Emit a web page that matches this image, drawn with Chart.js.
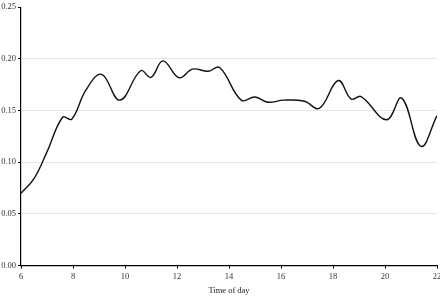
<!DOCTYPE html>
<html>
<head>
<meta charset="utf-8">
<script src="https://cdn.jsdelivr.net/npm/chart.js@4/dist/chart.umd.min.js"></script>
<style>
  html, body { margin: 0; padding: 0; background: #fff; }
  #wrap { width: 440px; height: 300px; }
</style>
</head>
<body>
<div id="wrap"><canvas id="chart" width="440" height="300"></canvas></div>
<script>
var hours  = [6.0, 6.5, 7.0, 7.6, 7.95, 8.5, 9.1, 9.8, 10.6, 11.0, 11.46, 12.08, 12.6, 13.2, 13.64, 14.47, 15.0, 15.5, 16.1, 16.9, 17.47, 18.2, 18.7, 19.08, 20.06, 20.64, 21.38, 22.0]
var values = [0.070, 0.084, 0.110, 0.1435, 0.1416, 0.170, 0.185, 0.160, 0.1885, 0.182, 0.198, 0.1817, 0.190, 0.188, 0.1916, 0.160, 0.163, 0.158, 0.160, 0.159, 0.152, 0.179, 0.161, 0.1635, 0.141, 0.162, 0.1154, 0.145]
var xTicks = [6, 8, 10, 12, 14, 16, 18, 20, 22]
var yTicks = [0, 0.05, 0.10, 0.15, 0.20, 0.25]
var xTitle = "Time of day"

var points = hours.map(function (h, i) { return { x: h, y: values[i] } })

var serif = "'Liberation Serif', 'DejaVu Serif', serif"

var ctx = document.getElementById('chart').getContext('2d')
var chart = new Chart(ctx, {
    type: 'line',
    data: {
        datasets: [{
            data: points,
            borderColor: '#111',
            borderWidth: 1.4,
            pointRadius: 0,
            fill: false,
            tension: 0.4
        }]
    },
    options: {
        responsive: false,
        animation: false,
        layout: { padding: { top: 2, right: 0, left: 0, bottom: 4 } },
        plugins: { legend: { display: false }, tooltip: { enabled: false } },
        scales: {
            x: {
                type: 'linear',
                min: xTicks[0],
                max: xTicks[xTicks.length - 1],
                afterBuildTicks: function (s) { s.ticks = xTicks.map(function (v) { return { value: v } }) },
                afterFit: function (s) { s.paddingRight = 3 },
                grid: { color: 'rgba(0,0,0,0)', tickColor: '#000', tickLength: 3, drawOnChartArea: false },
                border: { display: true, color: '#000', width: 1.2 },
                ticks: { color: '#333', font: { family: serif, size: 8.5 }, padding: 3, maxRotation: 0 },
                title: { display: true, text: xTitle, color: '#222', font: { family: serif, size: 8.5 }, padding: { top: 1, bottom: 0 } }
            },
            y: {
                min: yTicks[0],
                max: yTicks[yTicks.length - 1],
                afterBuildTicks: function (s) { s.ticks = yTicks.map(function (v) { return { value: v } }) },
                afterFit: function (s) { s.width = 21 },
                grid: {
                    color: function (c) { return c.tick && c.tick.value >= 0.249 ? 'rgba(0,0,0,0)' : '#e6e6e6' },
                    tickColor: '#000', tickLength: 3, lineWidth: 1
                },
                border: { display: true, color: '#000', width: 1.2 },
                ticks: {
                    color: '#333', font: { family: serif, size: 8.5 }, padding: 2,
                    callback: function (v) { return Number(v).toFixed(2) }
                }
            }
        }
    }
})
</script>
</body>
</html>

==========

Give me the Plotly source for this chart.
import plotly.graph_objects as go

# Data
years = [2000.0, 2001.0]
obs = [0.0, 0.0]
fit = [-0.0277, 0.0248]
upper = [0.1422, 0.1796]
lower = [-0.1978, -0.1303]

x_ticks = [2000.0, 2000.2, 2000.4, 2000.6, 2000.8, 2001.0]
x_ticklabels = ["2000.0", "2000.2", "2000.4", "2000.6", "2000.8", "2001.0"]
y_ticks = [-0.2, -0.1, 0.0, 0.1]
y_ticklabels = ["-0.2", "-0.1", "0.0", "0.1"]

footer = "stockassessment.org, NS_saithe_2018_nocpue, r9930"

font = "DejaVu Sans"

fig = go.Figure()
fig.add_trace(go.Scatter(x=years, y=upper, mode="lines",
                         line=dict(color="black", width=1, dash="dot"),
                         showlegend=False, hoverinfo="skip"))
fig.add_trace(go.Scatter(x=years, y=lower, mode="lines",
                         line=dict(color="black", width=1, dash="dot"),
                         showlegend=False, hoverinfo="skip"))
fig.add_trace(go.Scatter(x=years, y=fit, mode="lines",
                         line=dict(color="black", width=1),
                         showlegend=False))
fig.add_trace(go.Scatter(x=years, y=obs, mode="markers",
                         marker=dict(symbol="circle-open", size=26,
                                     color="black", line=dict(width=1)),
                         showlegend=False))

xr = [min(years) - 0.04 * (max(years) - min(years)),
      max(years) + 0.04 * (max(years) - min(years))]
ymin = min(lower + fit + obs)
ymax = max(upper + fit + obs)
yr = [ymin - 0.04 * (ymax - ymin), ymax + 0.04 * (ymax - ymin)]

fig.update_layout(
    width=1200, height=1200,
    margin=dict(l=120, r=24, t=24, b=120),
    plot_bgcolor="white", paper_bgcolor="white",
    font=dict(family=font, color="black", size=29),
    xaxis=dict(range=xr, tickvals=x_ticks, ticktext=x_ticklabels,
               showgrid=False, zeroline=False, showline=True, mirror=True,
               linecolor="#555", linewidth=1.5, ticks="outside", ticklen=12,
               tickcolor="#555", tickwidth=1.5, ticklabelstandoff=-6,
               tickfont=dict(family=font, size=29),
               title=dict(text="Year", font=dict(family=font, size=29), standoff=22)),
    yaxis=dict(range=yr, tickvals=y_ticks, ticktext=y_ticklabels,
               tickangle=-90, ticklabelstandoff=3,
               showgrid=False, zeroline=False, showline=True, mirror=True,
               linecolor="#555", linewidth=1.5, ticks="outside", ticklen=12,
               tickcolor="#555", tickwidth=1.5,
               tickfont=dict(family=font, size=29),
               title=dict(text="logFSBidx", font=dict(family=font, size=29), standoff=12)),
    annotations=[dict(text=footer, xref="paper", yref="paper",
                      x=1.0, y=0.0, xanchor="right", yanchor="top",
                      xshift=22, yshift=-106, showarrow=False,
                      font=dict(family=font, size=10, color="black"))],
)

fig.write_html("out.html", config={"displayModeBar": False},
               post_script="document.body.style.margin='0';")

==========

Task brief :: Output the lines of the records above exactly as they appear, from the line containing "Give me the Plotly source for this chart." through the line containing "lower = [-0.1978, -0.1303]".

Worked answer ::
Give me the Plotly source for this chart.
import plotly.graph_objects as go

# Data
years = [2000.0, 2001.0]
obs = [0.0, 0.0]
fit = [-0.0277, 0.0248]
upper = [0.1422, 0.1796]
lower = [-0.1978, -0.1303]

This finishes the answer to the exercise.